"Merci Patron", le film qui met LVMH au tapis
Toutes sensibilités politiques confondues, difficile de rester insensible au documentaire à succès de François Ruffin, sorti le 24 février dernier. Fondateur et rédacteur en chef de Fakir, le « Journal fâché avec tout le monde ou presque », Ruffin raconte le combat -presque épique- qu’il mène avec un couple de picards, Jocelyne et Serge Klur, victimes collatérales de la délocalisation de leur usine en Pologne. Les tactiques de communication employées par le groupe LVMH, destinées avant tout à éviter le scandale et empruntes d’une indifférence profonde vis-à-vis des détresses individuelles, y sont dévoilées avec brio.
On retrouve dans le film des codes inaugurés par Michael Moore dans ses documentaires Bowling for Columbine ou encore Capitalism : A love Story. Comique de situation, goût de l’absurde, volonté de mettre en lumière ce qui n’est d’ordinaire accessible qu’à quelques heureux élus. Le ressort du film tient à une idée très simple : LVMH, et par extension son patron Bernard Arnault, sont prêts à tout pour étouffer une affaire qui pourrait nuire à l’image de la marque. François Ruffin et la famille Klur exigent, en dédommagement du licenciement des deux époux, la somme de 35.000 euros, et l’obtention d’un emploi pour Serge Klur. La somme est destinée, entre autres, à rembourser leurs nombreuses dettes et éviter la saisie de leur maison. Et, grande fantaisie, à acheter un chauffage fonctionnel. D’abord dans une lettre adressée à Bernard Arnault puis auprès d’un homme dépêché chez eux par LVMH, ils ne se démontent pas. La question se pose d’emblée: comment, au juste, espèrent-ils obtenir d’une entreprise une telle démonstration de charité ? La réponse semble peut-être évidente au lecteur averti de Fast’N’Curious, mais elle mérite qu’on s’y arrête.
La terreur du bad buzz
Par définition, l’objectif premier de toute communication externe d’entreprise est d’instituer et maintenir une image de marque positive. C’est elle qui donne confiance au consommateur, le séduit et le conforte dans son choix. Or, les misères du couple Klur, mise dans les mains de médias et de personnages politiques bien choisis, représentaient un danger crucial pour l’image de la marque.

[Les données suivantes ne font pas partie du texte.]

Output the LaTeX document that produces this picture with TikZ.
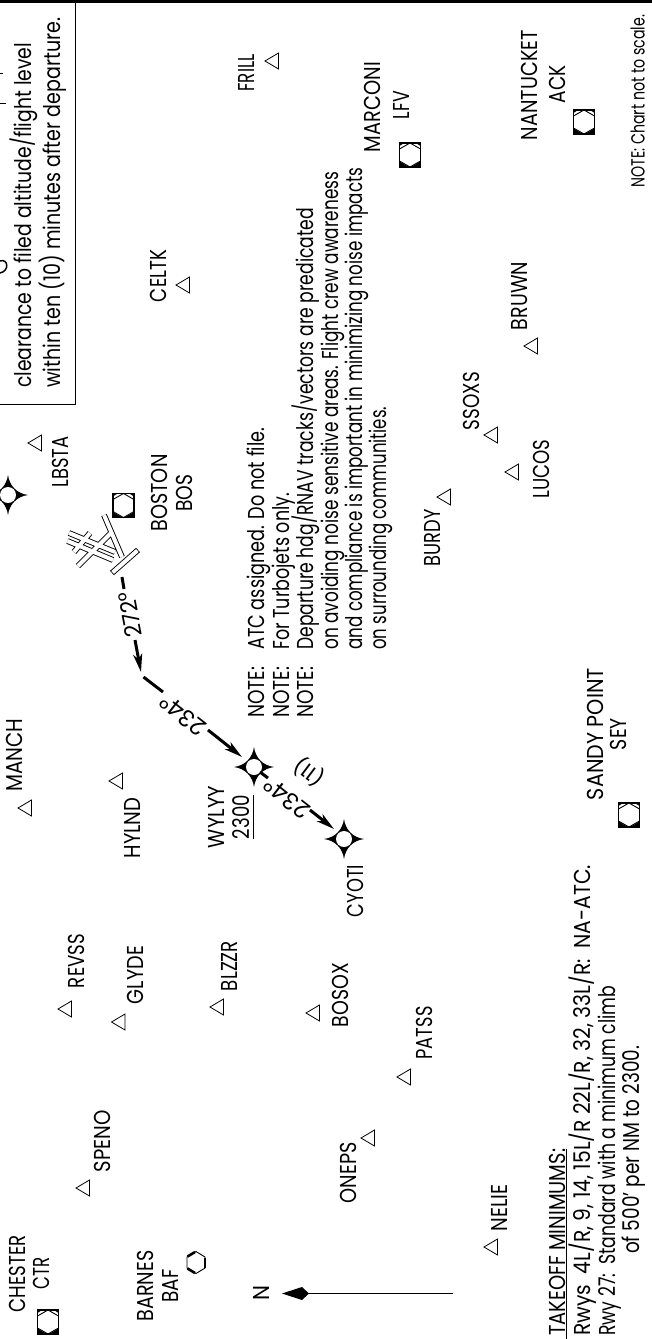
\documentclass[tikz,border=0pt]{standalone}
\usepackage{fontspec}
\usepackage{graphicx}
\setmainfont{Poppins}
\usetikzlibrary{arrows.meta}
\newcommand\fitw[2]{\sbox0{#2}\pgfmathsetmacro\myfx{#1/\the\wd0}\scalebox{\myfx}[1]{\copy0}}
\newcommand\lbl[5]{\node[lab] (#1) at ({#2+8},#3) {\fitw{#4}{#5}};}
\newcommand\txt[5]{\node[txtl] (#1) at ({#2+8},#3) {\fitw{#4}{#5}};}
\tikzset{x=1pt,y=-1pt,
 lab/.style={rotate=90,inner sep=0pt,anchor=base,font=\fontsize{23}{23}\selectfont},
 txtl/.style={rotate=90,inner sep=0pt,anchor=base west,font=\fontsize{23}{23}\selectfont},
 smalltxt/.style={rotate=90,inner sep=0pt,anchor=base west,font=\fontsize{19}{19}\selectfont},
 course/.style={rotate=#1,inner sep=0pt,anchor=center,font=\fontsize{23}{23}\selectfont},
 dist/.style={rotate=#1,inner sep=0pt,anchor=center,font=\fontsize{20}{20}\selectfont},
 trk/.style={line width=3pt},
 trkarrow/.style={line width=3pt,-{Stealth[length=18pt,width=9pt,inset=5pt]}},
 fixtri/.pic={\draw[line width=.8pt,line join=miter] (-7,0) -- (6.5,-8) -- (6.5,8) -- cycle;},
 vordme/.pic={
  \draw[line width=1.9pt,fill=white] (-10.5,-12) rectangle (10.5,12);
  \draw[line width=.9pt] (0,-12) -- (10.5,-6) -- (10.5,6) -- (0,12) -- (-10.5,6) -- (-10.5,-6) -- cycle;
  \fill (-10.5,12) -- (-1,12) -- (-10.5,6.5) -- cycle;
  \fill (10.5,12) -- (1,12) -- (10.5,6.5) -- cycle;
  \fill (-10.5,-12) -- (-6,-12) -- (-10.5,-9) -- cycle;
  \fill (10.5,-12) -- (6,-12) -- (10.5,-9) -- cycle;},
 vorhex/.pic={
  \draw[line width=.9pt] (0,-11) -- (9,-5.5) -- (9,5.5) -- (0,11) -- (-9,5.5) -- (-9,-5.5) -- cycle;
  \draw[line width=2.6pt] (9,-5) -- (9,5);
  \draw[line width=2.6pt] (-8.5,-6) -- (-1,-10.5);
  \draw[line width=2.6pt] (-8.5,6) -- (-1,10.5);},
 wpstar/.pic={
  \fill (0,-20) .. controls (1.5,-9) and (9,-1.5) .. (20,0)
     .. controls (9,1.5) and (1.5,9) .. (0,20)
     .. controls (-1.5,9) and (-9,1.5) .. (-20,0)
     .. controls (-9,-1.5) and (-1.5,-9) .. (0,-20) -- cycle;
  \fill[white] (0,0) circle (8);}
}
\begin{document}
\begin{tikzpicture}
\path[use as bounding box] (0,0) rectangle (652,1339);
% header rule and box
\draw[line width=3pt] (0,1.5) -- (652,1.5);
\draw[line width=.9pt] (75,0) -- (75,404.5) -- (0,404.5);
\txt{boxa}{23}{388}{345}{clearance to filed altitude/flight level}
\txt{boxb}{52}{388}{370}{within ten (10) minutes after departure.}
\draw[line width=1.5pt] (0,103.5) -- (6,103.5) (0,73.5) -- (3,73.5);
\draw[line width=1.5pt] (0,261) .. controls (8,258) and (10,271) .. (0,273);
% notes
\txt{na}{256.5}{718}{51}{NOTE:}
\txt{nb}{281}{718}{51}{NOTE:}
\txt{nc}{305}{718}{51}{NOTE:}
\txt{la}{256.5}{650}{222}{ATC assigned. Do not file.}
\txt{lb}{281}{650}{157}{For Turbojets only.}
\txt{lc}{305}{650}{442}{Departure hdg/RNAV tracks/vectors are predicated}
\txt{ld}{330}{650}{478}{on avoiding noise sensitive areas. Flight crew awareness}
\txt{le}{354}{650}{482}{and compliance is important in minimizing noise impacts}
\txt{lf}{378}{650}{243}{on surrounding communities.}
% takeoff minimums
\txt{ta}{557}{1336}{187}{TAKEOFF MINIMUMS:}
\draw[line width=.9pt] (566,1149) -- (566,1339);
\txt{tb}{582}{1336}{471}{Rwys\ \ 4L/R, 9, 14, 15L/R 22L/R, 32, 33L/R:\ \ NA-ATC.}
\txt{tc}{607}{1336}{350}{Rwy 27:\ \ Standard with a minimum climb}
\txt{td}{631}{1254}{208}{of 500' per NM to 2300.}
\node[smalltxt] (scale) at (644.5,188) {\fitw{173}{NOTE: Chart not to scale.}};
% fixes
\lbl{frill}{246}{73}{37}{FRILL}        \pic at (272,61) {fixtri};
\lbl{celtk}{158}{276}{52}{CELTK}       \pic at (183,285) {fixtri};
\lbl{bruwn}{519}{296}{68}{BRUWN}       \pic at (531,346) {fixtri};
\lbl{ssoxs}{471}{401}{58}{SSOXS}       \pic at (491,435) {fixtri};
\lbl{lbsta}{60}{462}{51}{LBSTA}        \pic at (35,443) {fixtri};
\lbl{burdy}{432}{538}{57}{BURDY}       \pic at (444,497) {fixtri};
\lbl{lucos}{541}{469}{59}{LUCOS}       \pic at (512,472) {fixtri};
\lbl{manch}{15}{755}{73}{MANCH}        \pic at (25,808) {fixtri};
\lbl{hylnd}{132}{828}{61}{HYLND}       \pic at (116,781) {fixtri};
\lbl{revss}{76}{961}{54}{REVSS}        \pic at (65,1009) {fixtri};
\lbl{glyde}{135}{975}{58}{GLYDE}       \pic at (118.5,1022) {fixtri};
\lbl{blzzr}{229}{966}{50}{BLZZR}       \pic at (217,1007) {fixtri};
\lbl{bosox}{340}{995}{64}{BOSOX}       \pic at (313,1013) {fixtri};
\lbl{patss}{424}{1033}{53}{PATSS}      \pic at (404,1077) {fixtri};
\lbl{oneps}{348}{1173}{61}{ONEPS}      \pic at (368,1138) {fixtri};
\lbl{speno}{102}{1141}{62}{SPENO}      \pic at (83,1188) {fixtri};
\lbl{nelie}{499}{1208}{47}{NELIE}      \pic at (491,1247) {fixtri};
% navaids
\lbl{marconi}{372}{107}{90}{MARCONI}
\lbl{lfv}{401}{105}{28}{LFV}           \pic at (410,155) {vordme};
\lbl{nantucket}{529}{85}{110}{NANTUCKET}
\lbl{ack}{557}{84}{38}{ACK}            \pic at (584,122) {vordme};
\lbl{boston}{159}{493}{77}{BOSTON}
\lbl{bos}{184}{493}{37}{BOS}           \pic at (123.5,505.5) {vordme};
\lbl{sandy}{595}{734}{132}{SANDY POINT}
\lbl{sey}{618}{734}{32}{SEY}           \pic at (629,815) {vordme};
\lbl{chester}{17.5}{1274}{77}{CHESTER}
\lbl{ctr}{41.5}{1273}{32}{CTR}         \pic at (48,1322) {vordme};
\lbl{barnes}{145.5}{1286}{71}{BARNES}
\lbl{baf}{170}{1286}{33}{BAF}          \pic at (196,1262.5) {vorhex};
% waypoints
\pic at (8,495) {wpstar};
\pic at (254,767) {wpstar};
\pic at (344,839) {wpstar};
\lbl{wylyy}{216}{817}{62}{WYLYY}
\lbl{alt}{241}{817}{44}{2300}
\draw[line width=.9pt] (253,795) -- (253,839);
\lbl{cyoti}{355}{891}{52}{CYOTI}
% runways
\foreach \lw/\col/\sh in {5.8/black/0,4/white/.8}{
 \draw[line width=\lw pt,color=\col,shorten >=\sh pt,shorten <=\sh pt]
   (69,533) -- (115,552)
   (67.5,541) -- (113,560)
   (74,552) -- (90,533)
   (78,566) -- (111,533)
   (104,515) -- (122,557)
   (112,573) -- (138,550);
}
% track
\coordinate (rwy) at (122,577);
\coordinate (t1) at (124,589);
\coordinate (t2) at (135,640);
\coordinate (t3) at (141,672);
\coordinate (t4) at (143.5,677);
\coordinate (t5) at (163,692);
\coordinate (t6) at (208,730);
\coordinate (t7) at (242,757);
\coordinate (t8) at (260,772);
\coordinate (t9) at (268,778);
\coordinate (t10) at (310,810);
\coordinate (t11) at (334,829);
\draw[trk] (rwy) -- (t1);
\draw[trkarrow] (t2) -- (t3);
\draw[trk] (t4) -- (t5);
\draw[trkarrow] (t6) -- (t7);
\draw[trk] (t8) -- (t9);
\draw[trkarrow] (t10) -- (t11);
\node[course=101] (c272) at (130,615) {\fitw{46}{272°}};
\node[course=142] (c234a) at (183,715) {\fitw{52}{234°}};
\node[course=142] (c234b) at (287,798) {\fitw{52}{234°}};
\node[dist=143] (distnm) at (309,772) {\fitw{32}{(11)}};
% north arrow
\node[lab] (north) at (269,1293) {\fitw{15}{N}};
\coordinate (ntail) at (453,1293.5);
\coordinate (nhead) at (305,1293.5);
\draw[line width=1.5pt] (ntail) -- (nhead);
\fill (282,1293.5) -- (302,1287) -- (309,1293.5) -- (302,1300) -- cycle;
\end{tikzpicture}
\end{document}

En instrumentalisant ce risque et en le retournant comme une menace contre le groupe, François Ruffin et la famille Klur parviennent à tourner les choses à leur avantage. On les voit rédiger un certain nombre de lettres, expliquant qu’en effet, LVMH et plus particulièrement monsieur Bernard Arnault, étaient responsables de leur extrême précarité. L’histoire d’une famille plongée dans la misère après avoir perdu des emplois délocalisés, représentait, aux yeux du service de communication de LVMH, un terrible danger…
Hors, comme nous le savons maintenant, le véritable danger était encore à venir: le documentaire de François Ruffin, avec ses dizaines de milliers d’entrées malgré le nombre réduit de salles le projetant, a généré un nombre important d’articles, d’interviews, et de manière plus générale, de remises en question de l’idée même de justice sociale. Le mouvement Nuit Debout, né de l’occupation de la place de la République après la manifestation du 31 mars contre le projet de réforme du code du travail, est dans la ligne directe du documentaire. François Ruffin en est un actif participant.
Comme tentative de réponse, le groupe LVMH va ouvrir au grand public une cinquantaine de ses sites européens pendant trois jours en mai. « 40 maisons » vont ainsi être accessibles gratuitement. Les salons Christian Dior avenue Montaigne, les ateliers Louis Vuitton à Asnières, ou encore le joaillier Chaumet Place Vendôme, les portes de plus de « 50 lieux d’exception » seront ouvertes du 20 au 22 mai, à l’occasion de la 3e édition de ses « Journées Particulières ». L’objectif communicationnel est clair: redonner un visage aux membres du groupes, qui sont, après tout, « humains comme vous et moi ».